§ **Material provided**:
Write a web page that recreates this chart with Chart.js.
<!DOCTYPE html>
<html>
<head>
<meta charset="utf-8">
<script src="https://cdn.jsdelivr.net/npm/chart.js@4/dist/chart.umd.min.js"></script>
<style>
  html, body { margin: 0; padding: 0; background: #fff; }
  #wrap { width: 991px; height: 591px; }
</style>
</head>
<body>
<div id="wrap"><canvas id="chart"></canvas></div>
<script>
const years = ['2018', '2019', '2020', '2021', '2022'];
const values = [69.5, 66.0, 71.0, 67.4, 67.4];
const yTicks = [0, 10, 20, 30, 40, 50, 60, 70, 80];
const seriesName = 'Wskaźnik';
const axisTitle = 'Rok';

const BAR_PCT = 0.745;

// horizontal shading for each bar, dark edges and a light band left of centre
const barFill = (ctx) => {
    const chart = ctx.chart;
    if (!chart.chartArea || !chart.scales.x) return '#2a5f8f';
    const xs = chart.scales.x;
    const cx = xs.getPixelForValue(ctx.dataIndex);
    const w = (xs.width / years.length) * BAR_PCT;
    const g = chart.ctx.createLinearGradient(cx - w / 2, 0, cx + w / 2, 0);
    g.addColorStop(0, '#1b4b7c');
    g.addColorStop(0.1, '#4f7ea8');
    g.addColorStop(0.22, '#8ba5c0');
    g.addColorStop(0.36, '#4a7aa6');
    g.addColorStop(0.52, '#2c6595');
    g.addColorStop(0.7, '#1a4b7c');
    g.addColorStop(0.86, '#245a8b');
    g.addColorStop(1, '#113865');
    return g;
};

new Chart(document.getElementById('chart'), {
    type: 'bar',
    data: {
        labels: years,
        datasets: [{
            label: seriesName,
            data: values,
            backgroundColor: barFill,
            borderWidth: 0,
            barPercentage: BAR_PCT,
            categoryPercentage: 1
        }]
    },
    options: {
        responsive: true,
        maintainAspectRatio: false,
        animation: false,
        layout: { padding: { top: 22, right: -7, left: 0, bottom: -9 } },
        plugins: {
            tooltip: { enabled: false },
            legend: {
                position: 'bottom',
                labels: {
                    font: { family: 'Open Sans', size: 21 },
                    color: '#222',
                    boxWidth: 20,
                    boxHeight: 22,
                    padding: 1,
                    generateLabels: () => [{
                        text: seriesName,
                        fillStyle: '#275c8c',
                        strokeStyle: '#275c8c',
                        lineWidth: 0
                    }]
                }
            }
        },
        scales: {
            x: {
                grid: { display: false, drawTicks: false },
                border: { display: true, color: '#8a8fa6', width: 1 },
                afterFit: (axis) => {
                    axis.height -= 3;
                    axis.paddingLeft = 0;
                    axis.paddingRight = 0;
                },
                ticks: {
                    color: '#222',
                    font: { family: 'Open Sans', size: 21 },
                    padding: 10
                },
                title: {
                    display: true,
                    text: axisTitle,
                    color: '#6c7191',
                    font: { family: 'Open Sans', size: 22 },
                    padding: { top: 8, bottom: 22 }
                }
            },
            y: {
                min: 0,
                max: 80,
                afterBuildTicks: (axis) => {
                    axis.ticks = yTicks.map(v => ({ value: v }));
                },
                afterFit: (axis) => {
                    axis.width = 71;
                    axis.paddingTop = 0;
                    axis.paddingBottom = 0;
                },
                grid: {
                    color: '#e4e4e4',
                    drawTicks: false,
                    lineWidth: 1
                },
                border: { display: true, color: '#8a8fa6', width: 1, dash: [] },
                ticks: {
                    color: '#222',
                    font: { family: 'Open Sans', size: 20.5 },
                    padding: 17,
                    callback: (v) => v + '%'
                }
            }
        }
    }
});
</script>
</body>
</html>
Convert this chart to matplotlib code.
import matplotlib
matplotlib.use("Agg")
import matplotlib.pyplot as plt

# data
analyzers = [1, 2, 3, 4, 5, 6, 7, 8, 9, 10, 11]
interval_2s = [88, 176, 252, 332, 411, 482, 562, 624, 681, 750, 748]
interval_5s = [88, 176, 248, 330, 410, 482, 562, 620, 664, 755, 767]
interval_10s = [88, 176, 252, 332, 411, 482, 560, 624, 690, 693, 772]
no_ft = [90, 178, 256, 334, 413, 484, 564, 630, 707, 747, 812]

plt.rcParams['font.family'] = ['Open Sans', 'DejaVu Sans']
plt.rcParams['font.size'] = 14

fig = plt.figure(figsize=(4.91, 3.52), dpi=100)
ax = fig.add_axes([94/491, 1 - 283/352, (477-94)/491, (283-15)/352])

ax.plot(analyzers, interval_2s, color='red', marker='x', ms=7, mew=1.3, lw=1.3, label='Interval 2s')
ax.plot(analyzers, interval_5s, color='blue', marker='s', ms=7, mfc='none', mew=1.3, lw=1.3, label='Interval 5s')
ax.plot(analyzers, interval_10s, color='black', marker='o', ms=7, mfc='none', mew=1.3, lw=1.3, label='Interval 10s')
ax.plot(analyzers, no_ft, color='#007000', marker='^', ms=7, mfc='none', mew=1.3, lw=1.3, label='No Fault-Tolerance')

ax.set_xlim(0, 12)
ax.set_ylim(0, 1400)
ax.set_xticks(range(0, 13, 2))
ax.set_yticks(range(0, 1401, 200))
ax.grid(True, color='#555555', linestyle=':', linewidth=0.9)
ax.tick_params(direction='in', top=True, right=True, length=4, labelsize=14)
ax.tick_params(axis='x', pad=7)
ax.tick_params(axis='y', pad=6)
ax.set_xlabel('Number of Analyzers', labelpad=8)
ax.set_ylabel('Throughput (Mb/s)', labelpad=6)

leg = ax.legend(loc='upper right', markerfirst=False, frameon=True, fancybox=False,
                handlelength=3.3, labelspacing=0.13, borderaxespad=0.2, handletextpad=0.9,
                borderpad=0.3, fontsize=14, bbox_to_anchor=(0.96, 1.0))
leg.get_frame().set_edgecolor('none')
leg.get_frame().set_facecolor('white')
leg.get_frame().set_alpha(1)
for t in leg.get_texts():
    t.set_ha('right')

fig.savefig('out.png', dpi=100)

§ **Short problem**: Retype every record above exactly as written.

§ **Answer to the task**:
Write a web page that recreates this chart with Chart.js.
<!DOCTYPE html>
<html>
<head>
<meta charset="utf-8">
<script src="https://cdn.jsdelivr.net/npm/chart.js@4/dist/chart.umd.min.js"></script>
<style>
  html, body { margin: 0; padding: 0; background: #fff; }
  #wrap { width: 991px; height: 591px; }
</style>
</head>
<body>
<div id="wrap"><canvas id="chart"></canvas></div>
<script>
const years = ['2018', '2019', '2020', '2021', '2022'];
const values = [69.5, 66.0, 71.0, 67.4, 67.4];
const yTicks = [0, 10, 20, 30, 40, 50, 60, 70, 80];
const seriesName = 'Wskaźnik';
const axisTitle = 'Rok';

const BAR_PCT = 0.745;

// horizontal shading for each bar, dark edges and a light band left of centre
const barFill = (ctx) => {
    const chart = ctx.chart;
    if (!chart.chartArea || !chart.scales.x) return '#2a5f8f';
    const xs = chart.scales.x;
    const cx = xs.getPixelForValue(ctx.dataIndex);
    const w = (xs.width / years.length) * BAR_PCT;
    const g = chart.ctx.createLinearGradient(cx - w / 2, 0, cx + w / 2, 0);
    g.addColorStop(0, '#1b4b7c');
    g.addColorStop(0.1, '#4f7ea8');
    g.addColorStop(0.22, '#8ba5c0');
    g.addColorStop(0.36, '#4a7aa6');
    g.addColorStop(0.52, '#2c6595');
    g.addColorStop(0.7, '#1a4b7c');
    g.addColorStop(0.86, '#245a8b');
    g.addColorStop(1, '#113865');
    return g;
};

new Chart(document.getElementById('chart'), {
    type: 'bar',
    data: {
        labels: years,
        datasets: [{
            label: seriesName,
            data: values,
            backgroundColor: barFill,
            borderWidth: 0,
            barPercentage: BAR_PCT,
            categoryPercentage: 1
        }]
    },
    options: {
        responsive: true,
        maintainAspectRatio: false,
        animation: false,
        layout: { padding: { top: 22, right: -7, left: 0, bottom: -9 } },
        plugins: {
            tooltip: { enabled: false },
            legend: {
                position: 'bottom',
                labels: {
                    font: { family: 'Open Sans', size: 21 },
                    color: '#222',
                    boxWidth: 20,
                    boxHeight: 22,
                    padding: 1,
                    generateLabels: () => [{
                        text: seriesName,
                        fillStyle: '#275c8c',
                        strokeStyle: '#275c8c',
                        lineWidth: 0
                    }]
                }
            }
        },
        scales: {
            x: {
                grid: { display: false, drawTicks: false },
                border: { display: true, color: '#8a8fa6', width: 1 },
                afterFit: (axis) => {
                    axis.height -= 3;
                    axis.paddingLeft = 0;
                    axis.paddingRight = 0;
                },
                ticks: {
                    color: '#222',
                    font: { family: 'Open Sans', size: 21 },
                    padding: 10
                },
                title: {
                    display: true,
                    text: axisTitle,
                    color: '#6c7191',
                    font: { family: 'Open Sans', size: 22 },
                    padding: { top: 8, bottom: 22 }
                }
            },
            y: {
                min: 0,
                max: 80,
                afterBuildTicks: (axis) => {
                    axis.ticks = yTicks.map(v => ({ value: v }));
                },
                afterFit: (axis) => {
                    axis.width = 71;
                    axis.paddingTop = 0;
                    axis.paddingBottom = 0;
                },
                grid: {
                    color: '#e4e4e4',
                    drawTicks: false,
                    lineWidth: 1
                },
                border: { display: true, color: '#8a8fa6', width: 1, dash: [] },
                ticks: {
                    color: '#222',
                    font: { family: 'Open Sans', size: 20.5 },
                    padding: 17,
                    callback: (v) => v + '%'
                }
            }
        }
    }
});
</script>
</body>
</html>
Convert this chart to matplotlib code.
import matplotlib
matplotlib.use("Agg")
import matplotlib.pyplot as plt

# data
analyzers = [1, 2, 3, 4, 5, 6, 7, 8, 9, 10, 11]
interval_2s = [88, 176, 252, 332, 411, 482, 562, 624, 681, 750, 748]
interval_5s = [88, 176, 248, 330, 410, 482, 562, 620, 664, 755, 767]
interval_10s = [88, 176, 252, 332, 411, 482, 560, 624, 690, 693, 772]
no_ft = [90, 178, 256, 334, 413, 484, 564, 630, 707, 747, 812]

plt.rcParams['font.family'] = ['Open Sans', 'DejaVu Sans']
plt.rcParams['font.size'] = 14

fig = plt.figure(figsize=(4.91, 3.52), dpi=100)
ax = fig.add_axes([94/491, 1 - 283/352, (477-94)/491, (283-15)/352])

ax.plot(analyzers, interval_2s, color='red', marker='x', ms=7, mew=1.3, lw=1.3, label='Interval 2s')
ax.plot(analyzers, interval_5s, color='blue', marker='s', ms=7, mfc='none', mew=1.3, lw=1.3, label='Interval 5s')
ax.plot(analyzers, interval_10s, color='black', marker='o', ms=7, mfc='none', mew=1.3, lw=1.3, label='Interval 10s')
ax.plot(analyzers, no_ft, color='#007000', marker='^', ms=7, mfc='none', mew=1.3, lw=1.3, label='No Fault-Tolerance')

ax.set_xlim(0, 12)
ax.set_ylim(0, 1400)
ax.set_xticks(range(0, 13, 2))
ax.set_yticks(range(0, 1401, 200))
ax.grid(True, color='#555555', linestyle=':', linewidth=0.9)
ax.tick_params(direction='in', top=True, right=True, length=4, labelsize=14)
ax.tick_params(axis='x', pad=7)
ax.tick_params(axis='y', pad=6)
ax.set_xlabel('Number of Analyzers', labelpad=8)
ax.set_ylabel('Throughput (Mb/s)', labelpad=6)

leg = ax.legend(loc='upper right', markerfirst=False, frameon=True, fancybox=False,
                handlelength=3.3, labelspacing=0.13, borderaxespad=0.2, handletextpad=0.9,
                borderpad=0.3, fontsize=14, bbox_to_anchor=(0.96, 1.0))
leg.get_frame().set_edgecolor('none')
leg.get_frame().set_facecolor('white')
leg.get_frame().set_alpha(1)
for t in leg.get_texts():
    t.set_ha('right')

fig.savefig('out.png', dpi=100)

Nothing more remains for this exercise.